I've been in some places longer than five years but I don't find that time changes the nature of the dojo very much. In fact, the more self-sustaining a dojo is, the more I find that it is important to break up the dojo and make people start fresh than a dojo that is not as self-sustaining. The ones that are not quite self-sustaining, I don't worry about because they will self-destruct anyway. It is the ones that will continue that I am more worried about. There are still ones in existence that I have left and I have not been happy with the results because they still seem to have some umbilical cord attached to me, more than as the instigator of the dojo.

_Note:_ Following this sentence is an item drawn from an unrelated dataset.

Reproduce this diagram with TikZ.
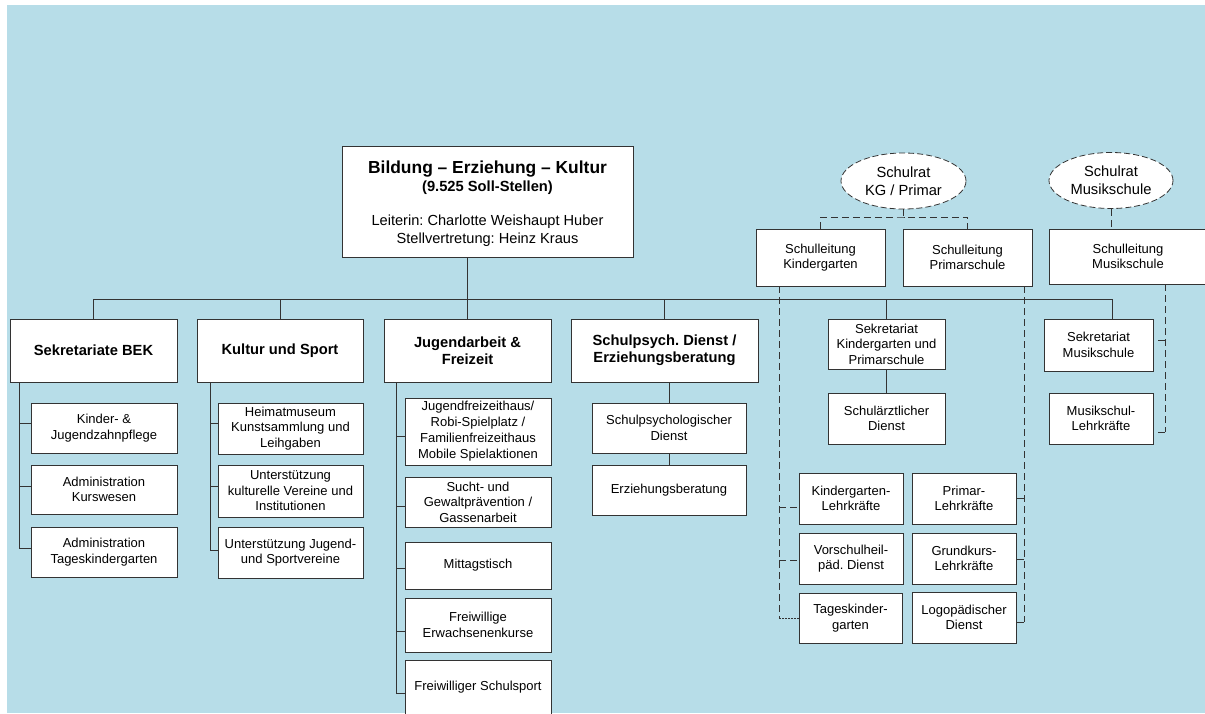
\documentclass[tikz,border=0pt]{standalone}
\usepackage{fontspec}
\setmainfont{Liberation Sans}
\usetikzlibrary{shapes.geometric}
\definecolor{pagebg}{HTML}{B7DDE8}
\definecolor{edge}{HTML}{333333}
\frenchspacing
\tikzset{
  orgbox/.style={draw=edge, fill=white, line width=0.8pt, inner sep=1pt, align=center,
    font=\fontsize{13}{15.5}\selectfont},
  headbox/.style={orgbox, font=\fontsize{14.7}{17}\selectfont\bfseries},
  council/.style={ellipse, draw=edge, fill=white, line width=0.8pt, dash pattern=on 6pt off 3pt,
    inner sep=0pt, align=center, font=\fontsize{14.7}{18}\selectfont},
  wire/.style={draw=edge, line width=0.9pt},
  dwire/.style={wire, dash pattern=on 7pt off 4pt},
  fwire/.style={wire, line width=0.7pt, dash pattern=on 2pt off 1pt},
}
\begin{document}
\begin{tikzpicture}[x=1pt,y=-1pt]
\useasboundingbox (0,0) rectangle (1205,713);
\fill[pagebg] (7,5) rectangle (1205,713);

% department head
\node[orgbox, minimum width=291pt, minimum height=111pt, font=\fontsize{14.6}{18}\selectfont] (main) at (487.5,201.5)
  {\rule{0pt}{17pt}{\fontsize{17.4}{18}\selectfont\bfseries Bildung – Erziehung – Kultur}\\
   {\fontsize{14.7}{18}\selectfont\bfseries (9.525 Soll-Stellen)}\\[16pt]
   Leiterin: Charlotte Weishaupt Huber\\
   Stellvertretung: Heinz Kraus};

% column 1
\node[headbox, minimum width=167pt, minimum height=63pt] (c1h) at (93.5,350.5) {Sekretariate BEK};
\node[orgbox, minimum width=146pt, minimum height=50pt] (c1a) at (104,428) {Kinder- \&\\Jugendzahnpflege};
\node[orgbox, minimum width=146pt, minimum height=49pt] (c1b) at (104,489.5) {Administration\\Kurswesen};
\node[orgbox, minimum width=146pt, minimum height=50pt] (c1c) at (104,552) {Administration\\Tageskindergarten};

% column 2
\node[headbox, minimum width=166pt, minimum height=63pt] (c2h) at (280,350.5) {Kultur und Sport};
\node[orgbox, minimum width=145pt, minimum height=51pt] (c2a) at (290.5,428.5) {Heimatmuseum\\Kunstsammlung und\\Leihgaben};
\node[orgbox, minimum width=145pt, minimum height=52pt] (c2b) at (290.5,491) {Unterstützung\\kulturelle Vereine und\\Institutionen};
\node[orgbox, minimum width=145pt, minimum height=51pt] (c2c) at (290.5,552.5) {Unterstützung Jugend-\\und Sportvereine};

% column 3
\node[headbox, minimum width=167pt, minimum height=63pt] (c3h) at (467.5,350.5) {Jugendarbeit \&\\Freizeit};
\node[orgbox, minimum width=146pt, minimum height=67pt, font=\fontsize{13}{16}\selectfont] (c3a) at (478,431.5) {Jugendfreizeithaus/\\Robi-Spielplatz /\\Familienfreizeithaus\\Mobile Spielaktionen};
\node[orgbox, minimum width=146pt, minimum height=50pt] (c3b) at (478,502) {Sucht- und\\Gewaltprävention /\\Gassenarbeit};
\node[orgbox, minimum width=146pt, minimum height=47pt] (c3c) at (478,565.5) {Mittagstisch};
\node[orgbox, minimum width=146pt, minimum height=54pt] (c3d) at (478,625) {Freiwillige\\Erwachsenenkurse};
\node[orgbox, minimum width=146pt, minimum height=54pt] (c3e) at (478,687) {Freiwilliger Schulsport};

% column 4
\node[headbox, minimum width=187pt, minimum height=63pt] (c4h) at (664.5,350.5) {Schulpsych. Dienst /\\Erziehungsberatung};
\node[orgbox, minimum width=154pt, minimum height=50pt] (c4a) at (669,428) {Schulpsychologischer\\Dienst};
\node[orgbox, minimum width=154pt, minimum height=50pt] (c4b) at (669,490) {Erziehungsberatung};

% school councils and school management
\node[council, minimum width=125pt, minimum height=56pt] (elKG) at (903.5,181) {Schulrat\\KG / Primar};
\node[council, minimum width=124pt, minimum height=56pt] (elMS) at (1111,180.5) {Schulrat\\Musikschule};
\node[orgbox, minimum width=129pt, minimum height=57pt] (slKG) at (820.5,257.5) {Schulleitung\\Kindergarten};
\node[orgbox, minimum width=129pt, minimum height=57pt] (slPS) at (967.5,257.5) {Schulleitung\\Primarschule};
\node[orgbox, minimum width=158pt, minimum height=55pt] (slMS) at (1128,256.5) {Schulleitung\\Musikschule};

% secretariats and services
\node[orgbox, minimum width=117pt, minimum height=50pt] (sekKP) at (886.5,344) {Sekretariat\\Kindergarten und\\Primarschule};
\node[orgbox, minimum width=117pt, minimum height=51pt] (sad) at (886.5,418.5) {Schulärztlicher\\Dienst};
\node[orgbox, minimum width=109pt, minimum height=52pt] (sekMS) at (1098.5,345) {Sekretariat\\Musikschule};
\node[orgbox, minimum width=104pt, minimum height=51pt] (lkMS) at (1101,418.5) {Musikschul-\\Lehrkräfte};

% teaching staff
\node[orgbox, minimum width=104pt, minimum height=51pt] (lkKG) at (851,498.5) {Kindergarten-\\Lehrkräfte};
\node[orgbox, minimum width=104pt, minimum height=51pt] (vhd) at (851,558.5) {Vorschulheil-\\päd. Dienst};
\node[orgbox, minimum width=103pt, minimum height=50pt] (tkg) at (850.5,618) {Tageskinder-\\garten};
\node[orgbox, minimum width=104pt, minimum height=51pt] (lkPS) at (964,498.5) {Primar-\\Lehrkräfte};
\node[orgbox, minimum width=104pt, minimum height=51pt] (lkGK) at (964,558.5) {Grundkurs-\\Lehrkräfte};
\node[orgbox, minimum width=104pt, minimum height=51pt] (logo) at (964,617.5) {Logopädischer\\Dienst};

% main bus
\coordinate (busL) at (93.5,299);
\coordinate (busR) at (1112,299);
\draw[wire] (main.south -| c3h.north) -- (c3h.north);
\draw[wire] (c1h.north) -- (c1h.north |- busL) -- (busR) -- (busR |- sekMS.north);
\draw[wire] (c2h.north |- busL) -- (c2h.north);
\draw[wire] (c4h.north |- busL) -- (c4h.north);
\draw[wire] (sekKP.north |- busL) -- (sekKP.north);
\draw[wire] (sekKP.south) -- (sad.north);

% column trees
\draw[wire] (c1h.south -| 19,0) |- (c1c.west |- 0,548);
\draw[wire] (19,423) -- (c1a.west |- 0,423);
\draw[wire] (19,486) -- (c1b.west |- 0,486);

\draw[wire] (c2h.south -| 210,0) |- (c2c.west |- 0,550);
\draw[wire] (210,423) -- (c2a.west |- 0,423);
\draw[wire] (210,486) -- (c2b.west |- 0,486);

\draw[wire] (c3h.south -| 396,0) |- (c3e.west |- 0,693);
\draw[wire] (396,436) -- (c3a.west |- 0,436);
\draw[wire] (396,506) -- (c3b.west |- 0,506);
\draw[wire] (396,568) -- (c3c.west |- 0,568);
\draw[wire] (396,631) -- (c3d.west |- 0,631);

\draw[wire] (c4h.south -| c4a.north) -- (c4a.north);
\draw[wire] (c4a.south) -- (c4b.north);

% supervision links
\coordinate (kgj) at (903.5,217);
\draw[dwire] (elKG.south) -- (kgj);
\draw[dwire] (slKG.north) |- (kgj) -| (slPS.north);
\draw[dwire] (elMS.south) -- (elMS.south |- slMS.north);

\draw[dwire] (slKG.south -| 779,0) -- (779,618);
\draw[fwire] (779,618) -- (tkg.west);
\draw[dwire] (779,507) -- (lkKG.west |- 0,507);
\draw[dwire] (779,560) -- (vhd.west |- 0,560);

\draw[dwire] (slPS.south -| 1024,0) -- (1024,622);
\draw[wire] (1024,622) -- (logo.east |- 0,622);
\draw[wire] (1024,498) -- (lkPS.east |- 0,498);
\draw[wire] (1024,559) -- (lkGK.east |- 0,559);

\draw[dwire] (slMS.south -| 1165,0) -- (1165,432);
\draw[wire] (1165,432) -- (1158,432);
\draw[wire] (1165,340) -- (1158,340);
\end{tikzpicture}
\end{document}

I suppose if I were trying to build up a large group of dojos that were all studying under me, that would be different but I am more interested in developing instructors that can stand on their own and deal directly with the Shihan for that area or the one under whom I developed the dojo. I would rather not see their loyalties split between me and someone else, or to have to deal with learning two different styles.

I know that I have fundamentally different views on Aikido than the Shidoin (used here in the general Japanese meaning of just leaders) of the Federation to which some of my old dojos belong and for them to try my Aikido and also the Aikido of that Federation would only confuse them. I let them evolve and change their Aikido away from mine and to that advocated by the Shidoin of their Federation.